Short exercise: Find each line with "that" and copy it.

Working data:
○ ○ ○ ○ ○

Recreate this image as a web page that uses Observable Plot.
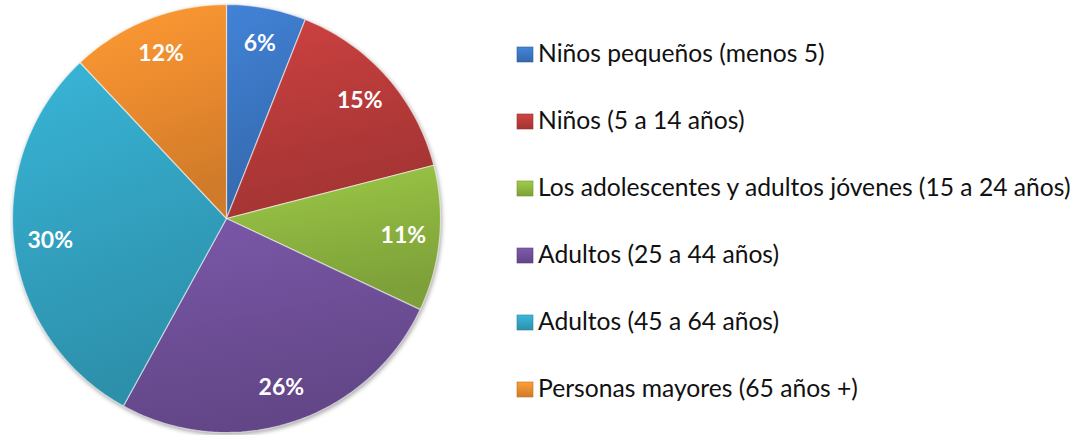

○ ○ ○ ○ ○

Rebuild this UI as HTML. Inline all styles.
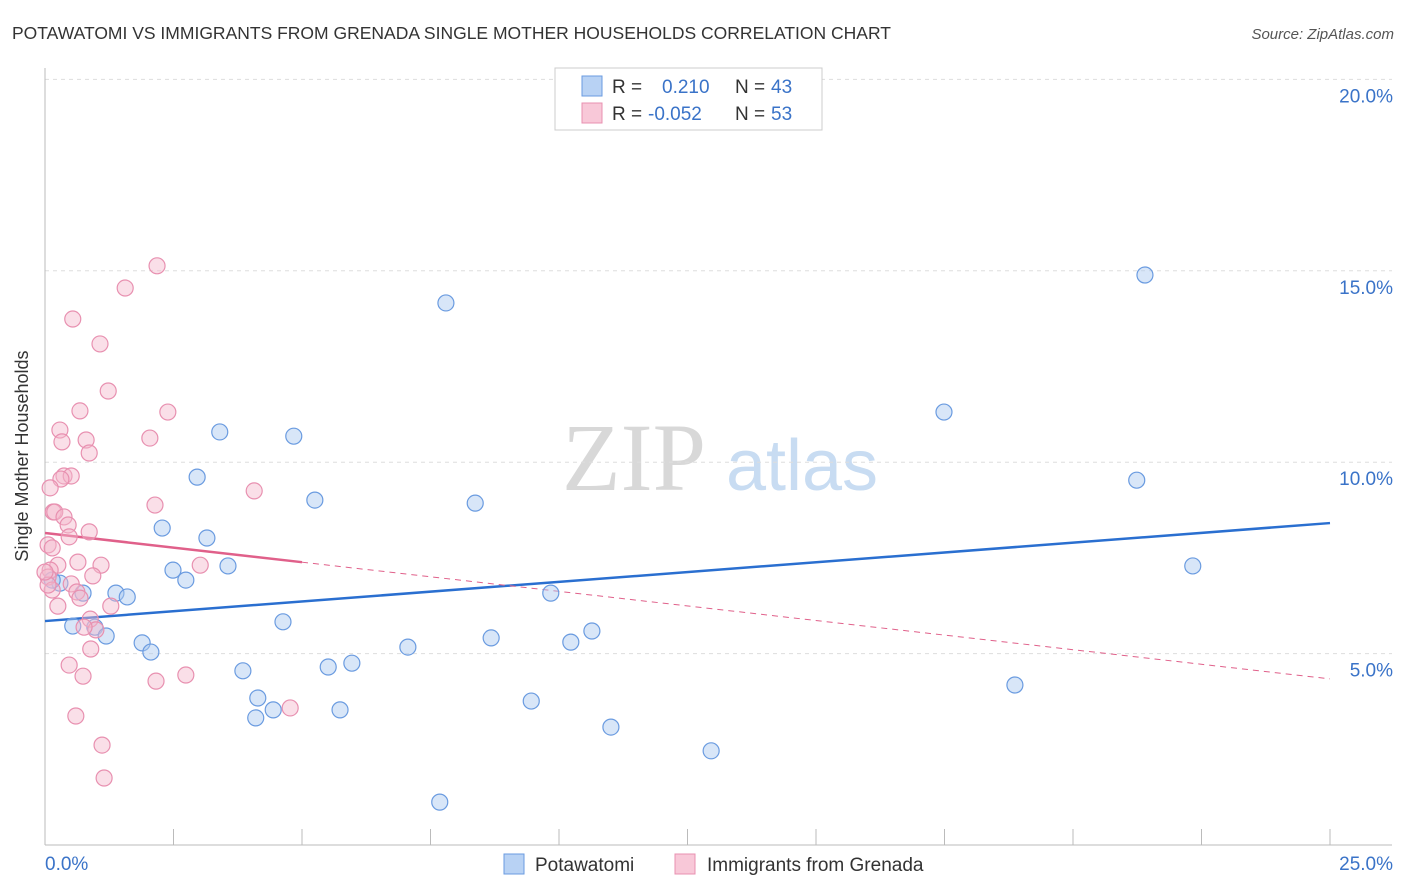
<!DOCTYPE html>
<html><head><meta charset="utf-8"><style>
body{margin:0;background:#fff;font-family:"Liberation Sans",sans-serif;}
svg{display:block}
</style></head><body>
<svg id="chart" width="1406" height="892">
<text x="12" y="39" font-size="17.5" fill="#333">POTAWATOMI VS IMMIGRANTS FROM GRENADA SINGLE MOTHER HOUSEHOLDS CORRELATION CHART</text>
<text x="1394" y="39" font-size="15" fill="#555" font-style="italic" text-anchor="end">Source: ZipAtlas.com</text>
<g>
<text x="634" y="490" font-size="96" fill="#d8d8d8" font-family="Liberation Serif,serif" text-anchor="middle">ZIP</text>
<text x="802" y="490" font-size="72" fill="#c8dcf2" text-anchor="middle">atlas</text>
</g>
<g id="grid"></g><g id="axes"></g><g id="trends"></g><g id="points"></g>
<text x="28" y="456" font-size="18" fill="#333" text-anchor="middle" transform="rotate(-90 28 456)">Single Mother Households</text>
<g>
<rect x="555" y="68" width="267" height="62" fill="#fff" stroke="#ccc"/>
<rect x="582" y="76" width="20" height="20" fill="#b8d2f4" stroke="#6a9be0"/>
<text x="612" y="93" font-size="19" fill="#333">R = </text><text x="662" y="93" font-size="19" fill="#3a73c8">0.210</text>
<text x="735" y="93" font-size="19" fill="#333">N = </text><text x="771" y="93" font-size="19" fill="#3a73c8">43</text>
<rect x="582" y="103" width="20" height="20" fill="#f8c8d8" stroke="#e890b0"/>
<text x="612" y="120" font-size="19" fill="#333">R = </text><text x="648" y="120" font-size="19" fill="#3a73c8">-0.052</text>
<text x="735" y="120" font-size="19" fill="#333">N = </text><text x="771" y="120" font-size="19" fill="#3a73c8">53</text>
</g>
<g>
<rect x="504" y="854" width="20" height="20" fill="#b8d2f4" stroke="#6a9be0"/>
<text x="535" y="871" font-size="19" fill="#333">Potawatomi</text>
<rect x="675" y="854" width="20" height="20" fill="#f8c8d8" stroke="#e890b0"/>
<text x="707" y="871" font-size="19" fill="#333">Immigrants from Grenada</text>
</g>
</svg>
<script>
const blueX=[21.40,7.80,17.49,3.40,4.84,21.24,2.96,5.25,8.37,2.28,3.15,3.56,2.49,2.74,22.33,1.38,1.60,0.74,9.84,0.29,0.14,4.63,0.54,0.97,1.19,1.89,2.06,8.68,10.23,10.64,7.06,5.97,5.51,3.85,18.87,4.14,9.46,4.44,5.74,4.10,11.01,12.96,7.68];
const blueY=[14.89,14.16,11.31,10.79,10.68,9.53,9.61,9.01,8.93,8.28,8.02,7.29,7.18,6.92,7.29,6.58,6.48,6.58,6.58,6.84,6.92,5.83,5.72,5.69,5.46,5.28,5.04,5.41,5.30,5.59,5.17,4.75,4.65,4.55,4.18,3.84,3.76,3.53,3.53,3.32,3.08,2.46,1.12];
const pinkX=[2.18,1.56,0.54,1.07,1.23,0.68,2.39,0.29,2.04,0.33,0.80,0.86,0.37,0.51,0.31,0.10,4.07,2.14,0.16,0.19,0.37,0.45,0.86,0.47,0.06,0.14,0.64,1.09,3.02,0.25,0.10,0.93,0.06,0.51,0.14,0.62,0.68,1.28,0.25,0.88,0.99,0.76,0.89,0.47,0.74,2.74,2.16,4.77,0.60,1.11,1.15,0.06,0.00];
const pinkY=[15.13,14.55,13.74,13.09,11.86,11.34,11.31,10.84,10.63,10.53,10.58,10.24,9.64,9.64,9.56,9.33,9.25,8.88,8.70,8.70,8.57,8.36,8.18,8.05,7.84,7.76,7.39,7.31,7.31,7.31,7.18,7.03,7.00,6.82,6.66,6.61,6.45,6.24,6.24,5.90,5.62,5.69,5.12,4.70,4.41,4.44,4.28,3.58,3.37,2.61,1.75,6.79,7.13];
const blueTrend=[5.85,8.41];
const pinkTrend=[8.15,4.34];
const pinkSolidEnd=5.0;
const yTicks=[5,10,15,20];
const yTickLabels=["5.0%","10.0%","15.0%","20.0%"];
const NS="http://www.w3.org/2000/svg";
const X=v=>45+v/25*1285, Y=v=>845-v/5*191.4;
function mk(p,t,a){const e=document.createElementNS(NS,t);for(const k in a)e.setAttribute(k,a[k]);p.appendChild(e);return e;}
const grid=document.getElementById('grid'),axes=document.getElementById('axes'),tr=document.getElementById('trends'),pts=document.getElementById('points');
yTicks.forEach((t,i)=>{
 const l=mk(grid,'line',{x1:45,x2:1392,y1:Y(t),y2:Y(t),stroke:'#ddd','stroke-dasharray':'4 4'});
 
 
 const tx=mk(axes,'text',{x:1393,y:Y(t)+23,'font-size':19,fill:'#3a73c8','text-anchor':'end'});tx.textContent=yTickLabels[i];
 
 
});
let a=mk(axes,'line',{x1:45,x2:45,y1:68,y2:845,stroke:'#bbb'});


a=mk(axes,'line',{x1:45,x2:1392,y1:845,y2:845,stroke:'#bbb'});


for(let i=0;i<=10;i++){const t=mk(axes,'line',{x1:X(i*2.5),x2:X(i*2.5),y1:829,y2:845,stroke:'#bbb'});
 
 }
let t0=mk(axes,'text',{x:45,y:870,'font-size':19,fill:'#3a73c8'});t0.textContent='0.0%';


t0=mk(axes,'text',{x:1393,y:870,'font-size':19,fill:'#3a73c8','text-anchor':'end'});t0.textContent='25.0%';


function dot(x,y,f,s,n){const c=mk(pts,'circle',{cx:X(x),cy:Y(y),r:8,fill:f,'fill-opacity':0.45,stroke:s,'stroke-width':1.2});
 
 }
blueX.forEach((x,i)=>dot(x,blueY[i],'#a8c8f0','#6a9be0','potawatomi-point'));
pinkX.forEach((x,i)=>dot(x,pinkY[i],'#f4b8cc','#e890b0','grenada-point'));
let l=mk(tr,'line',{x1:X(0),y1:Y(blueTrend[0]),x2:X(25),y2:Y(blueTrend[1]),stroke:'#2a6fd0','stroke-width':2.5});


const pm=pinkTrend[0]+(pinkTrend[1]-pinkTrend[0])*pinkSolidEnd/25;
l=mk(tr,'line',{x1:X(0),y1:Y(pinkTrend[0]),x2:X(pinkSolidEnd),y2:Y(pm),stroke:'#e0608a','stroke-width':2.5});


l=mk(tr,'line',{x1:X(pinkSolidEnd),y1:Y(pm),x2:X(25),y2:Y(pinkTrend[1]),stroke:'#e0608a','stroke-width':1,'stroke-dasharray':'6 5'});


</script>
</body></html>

○ ○ ○ ○ ○

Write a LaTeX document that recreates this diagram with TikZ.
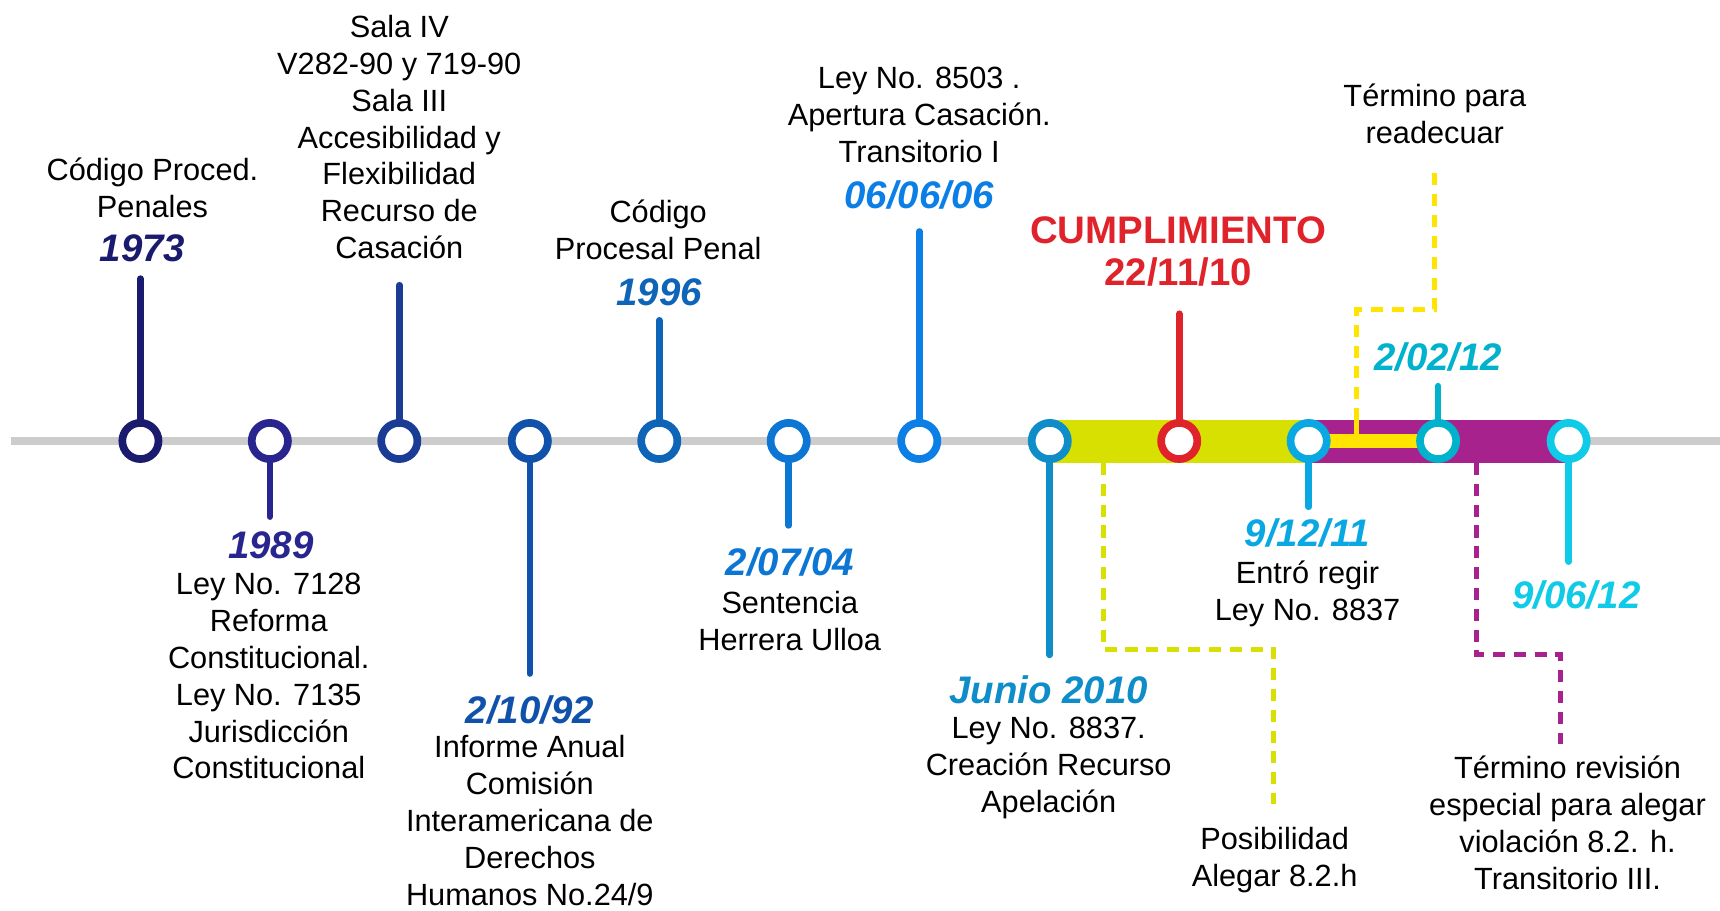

○ ○ ○ ○ ○

Result below:
Recreate this image as a web page that uses Observable Plot.
Write a LaTeX document that recreates this diagram with TikZ.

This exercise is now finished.